## [DATA]

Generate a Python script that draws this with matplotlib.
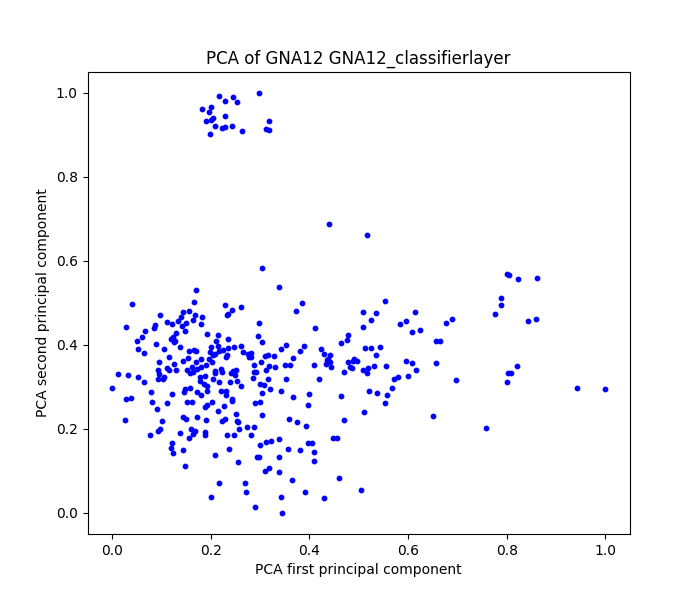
import matplotlib
matplotlib.use('Agg')
import matplotlib.pyplot as plt

# points, grouped by region
top_x = [0.216, 0.246, 0.228, 0.254, 0.297, 0.183, 0.201, 0.197, 0.228, 0.204, 0.191,
         0.200, 0.319, 0.208, 0.223, 0.228, 0.242, 0.264, 0.311, 0.319, 0.199]
top_y = [0.993, 0.990, 0.981, 0.978, 0.999, 0.960, 0.966, 0.954, 0.945, 0.940, 0.933,
         0.934, 0.933, 0.921, 0.916, 0.918, 0.921, 0.909, 0.914, 0.911, 0.902]

mid_x = [0.440, 0.517, 0.304, 0.171, 0.339]
mid_y = [0.688, 0.662, 0.583, 0.530, 0.537]

right_x = [0.788, 0.788, 0.777, 0.689, 0.844, 0.859, 0.820, 0.803, 0.809, 0.800, 0.698,
           0.943, 1.000, 0.759, 0.801, 0.805, 0.822, 0.862]
right_y = [0.511, 0.495, 0.473, 0.461, 0.456, 0.461, 0.349, 0.333, 0.333, 0.311, 0.316,
           0.297, 0.294, 0.202, 0.569, 0.567, 0.557, 0.560]

left_x = [0.041, 0.165, 0.098, 0.143, 0.155, 0.167, 0.182, 0.140, 0.112, 0.121, 0.134,
          0.149, 0.163, 0.181, 0.142, 0.086, 0.084, 0.029, 0.066, 0.147, 0.061, 0.051,
          0.129, 0.124, 0.120, 0.128, 0.125, 0.088, 0.193, 0.215, 0.137, 0.210, 0.214,
          0.200, 0.053, 0.064, 0.106, 0.155, 0.166, 0.170, 0.199, 0.216, 0.208, 0.116,
          0.153, 0.143, 0.181, 0.171, 0.197, 0.202, 0.094, 0.125, 0.112, 0.116, 0.129,
          0.093, 0.094, 0.151, 0.162, 0.164, 0.173, 0.181, 0.191, 0.208, 0.012, 0.033,
          0.053, 0.064, 0.105, 0.093, 0.103, 0.158, 0.178, 0.189, 0.178, 0.186, 0.193,
          0.205, 0.216, 0.000, 0.079, 0.122, 0.147, 0.157, 0.172, 0.145, 0.192, 0.181,
          0.029, 0.039]
left_y = [0.497, 0.502, 0.471, 0.478, 0.481, 0.471, 0.467, 0.466, 0.454, 0.450, 0.456,
          0.453, 0.459, 0.450, 0.444, 0.448, 0.440, 0.442, 0.432, 0.432, 0.418, 0.409,
          0.428, 0.418, 0.414, 0.410, 0.406, 0.402, 0.426, 0.423, 0.395, 0.409, 0.398,
          0.394, 0.390, 0.380, 0.390, 0.385, 0.388, 0.385, 0.383, 0.386, 0.379, 0.371,
          0.369, 0.361, 0.366, 0.359, 0.366, 0.358, 0.360, 0.355, 0.344, 0.339, 0.340,
          0.339, 0.330, 0.339, 0.347, 0.336, 0.342, 0.348, 0.351, 0.337, 0.330, 0.329,
          0.323, 0.311, 0.323, 0.319, 0.319, 0.333, 0.323, 0.325, 0.315, 0.307, 0.301,
          0.318, 0.311, 0.297, 0.288, 0.283, 0.295, 0.298, 0.287, 0.288, 0.290, 0.281,
          0.271, 0.273]

lowleft_x = [0.202, 0.081, 0.112, 0.152, 0.161, 0.192, 0.189, 0.215, 0.090, 0.027, 0.102,
             0.143, 0.149, 0.173, 0.191, 0.096, 0.093, 0.076, 0.137, 0.159, 0.167, 0.163,
             0.189, 0.189, 0.155, 0.122, 0.120, 0.124, 0.143, 0.208, 0.147, 0.216, 0.201]
lowleft_y = [0.264, 0.264, 0.261, 0.264, 0.264, 0.256, 0.252, 0.242, 0.247, 0.221, 0.218,
             0.228, 0.223, 0.228, 0.221, 0.199, 0.196, 0.185, 0.190, 0.199, 0.195, 0.187,
             0.192, 0.186, 0.178, 0.166, 0.154, 0.142, 0.149, 0.137, 0.111, 0.071, 0.037]

center_x = [0.228, 0.244, 0.262, 0.232, 0.234, 0.384, 0.372, 0.297, 0.412, 0.295, 0.303,
            0.234, 0.248, 0.262, 0.224, 0.234, 0.204, 0.266, 0.275, 0.281, 0.281, 0.277,
            0.230, 0.232, 0.301, 0.309, 0.317, 0.329, 0.352, 0.343, 0.380, 0.388, 0.366,
            0.423, 0.430, 0.435, 0.410, 0.419, 0.287, 0.319, 0.331, 0.350, 0.361, 0.209,
            0.220, 0.222, 0.246, 0.252, 0.240, 0.249, 0.287, 0.291, 0.312, 0.286, 0.317,
            0.353, 0.239, 0.254, 0.262, 0.299, 0.307, 0.321, 0.220, 0.230, 0.231, 0.304,
            0.343, 0.366, 0.400, 0.244]
center_y = [0.494, 0.483, 0.490, 0.471, 0.473, 0.499, 0.480, 0.452, 0.440, 0.421, 0.406,
            0.414, 0.394, 0.397, 0.387, 0.392, 0.376, 0.383, 0.378, 0.380, 0.371, 0.371,
            0.371, 0.375, 0.360, 0.373, 0.375, 0.373, 0.399, 0.390, 0.385, 0.397, 0.368,
            0.390, 0.378, 0.364, 0.352, 0.318, 0.352, 0.349, 0.347, 0.352, 0.352, 0.334,
            0.342, 0.335, 0.337, 0.339, 0.333, 0.329, 0.335, 0.335, 0.340, 0.321, 0.318,
            0.318, 0.311, 0.314, 0.302, 0.306, 0.304, 0.295, 0.290, 0.290, 0.280, 0.285,
            0.290, 0.276, 0.283, 0.271]

lowmid_x = [0.226, 0.244, 0.289, 0.299, 0.398, 0.252, 0.303, 0.222, 0.228, 0.254, 0.256,
            0.358, 0.374, 0.394, 0.257, 0.274, 0.287, 0.232, 0.248, 0.281, 0.339, 0.323,
            0.311, 0.299, 0.398, 0.406, 0.356, 0.380, 0.410, 0.236, 0.293, 0.298, 0.339,
            0.410, 0.256, 0.309, 0.319, 0.339, 0.364, 0.270, 0.272, 0.390, 0.343, 0.429,
            0.289, 0.345]
lowmid_y = [0.254, 0.266, 0.261, 0.264, 0.256, 0.235, 0.233, 0.218, 0.223, 0.218, 0.216,
            0.223, 0.216, 0.206, 0.199, 0.204, 0.204, 0.185, 0.185, 0.185, 0.175, 0.171,
            0.168, 0.161, 0.166, 0.166, 0.152, 0.149, 0.144, 0.152, 0.133, 0.133, 0.133,
            0.123, 0.121, 0.099, 0.106, 0.097, 0.078, 0.071, 0.049, 0.049, 0.037, 0.035,
            0.014, 0.000]

east_x = [0.554, 0.508, 0.534, 0.615, 0.524, 0.583, 0.595, 0.676, 0.508, 0.607, 0.625,
          0.479, 0.477, 0.465, 0.656, 0.664, 0.512, 0.524, 0.544, 0.534, 0.442, 0.437,
          0.441, 0.434, 0.443, 0.479, 0.491, 0.496, 0.488, 0.483, 0.487, 0.508, 0.518,
          0.516, 0.530, 0.556, 0.595, 0.607, 0.617, 0.656, 0.471, 0.599, 0.579, 0.571,
          0.567, 0.520, 0.538, 0.558, 0.465, 0.554, 0.510, 0.471, 0.650, 0.447, 0.455,
          0.459, 0.504]
east_y = [0.504, 0.478, 0.475, 0.478, 0.459, 0.449, 0.456, 0.452, 0.442, 0.430, 0.435,
          0.423, 0.411, 0.404, 0.409, 0.409, 0.392, 0.392, 0.395, 0.375, 0.375, 0.366,
          0.359, 0.354, 0.347, 0.359, 0.366, 0.361, 0.361, 0.347, 0.345, 0.340, 0.345,
          0.333, 0.349, 0.349, 0.361, 0.356, 0.340, 0.356, 0.335, 0.325, 0.323, 0.318,
          0.297, 0.290, 0.285, 0.280, 0.278, 0.261, 0.240, 0.221, 0.230, 0.178, 0.178,
          0.083, 0.054]

pc1 = top_x + mid_x + right_x + left_x + lowleft_x + center_x + lowmid_x + east_x
pc2 = top_y + mid_y + right_y + left_y + lowleft_y + center_y + lowmid_y + east_y

fig, ax = plt.subplots(figsize=(7, 6), dpi=100)
ax.scatter(pc1, pc2, s=10, c='blue')
ax.set_title('PCA of GNA12 GNA12_classifierlayer')
ax.set_xlabel('PCA first principal component')
ax.set_ylabel('PCA second principal component')

plt.savefig('out.png', dpi=100)
plt.close()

## [THE TASK]
Print, exactly as written, the lines above from the first one to the one containing "import matplotlib.pyplot as plt". Leave out pictures.

## [EXPECTED ANSWER]
Generate a Python script that draws this with matplotlib.
import matplotlib
matplotlib.use('Agg')
import matplotlib.pyplot as plt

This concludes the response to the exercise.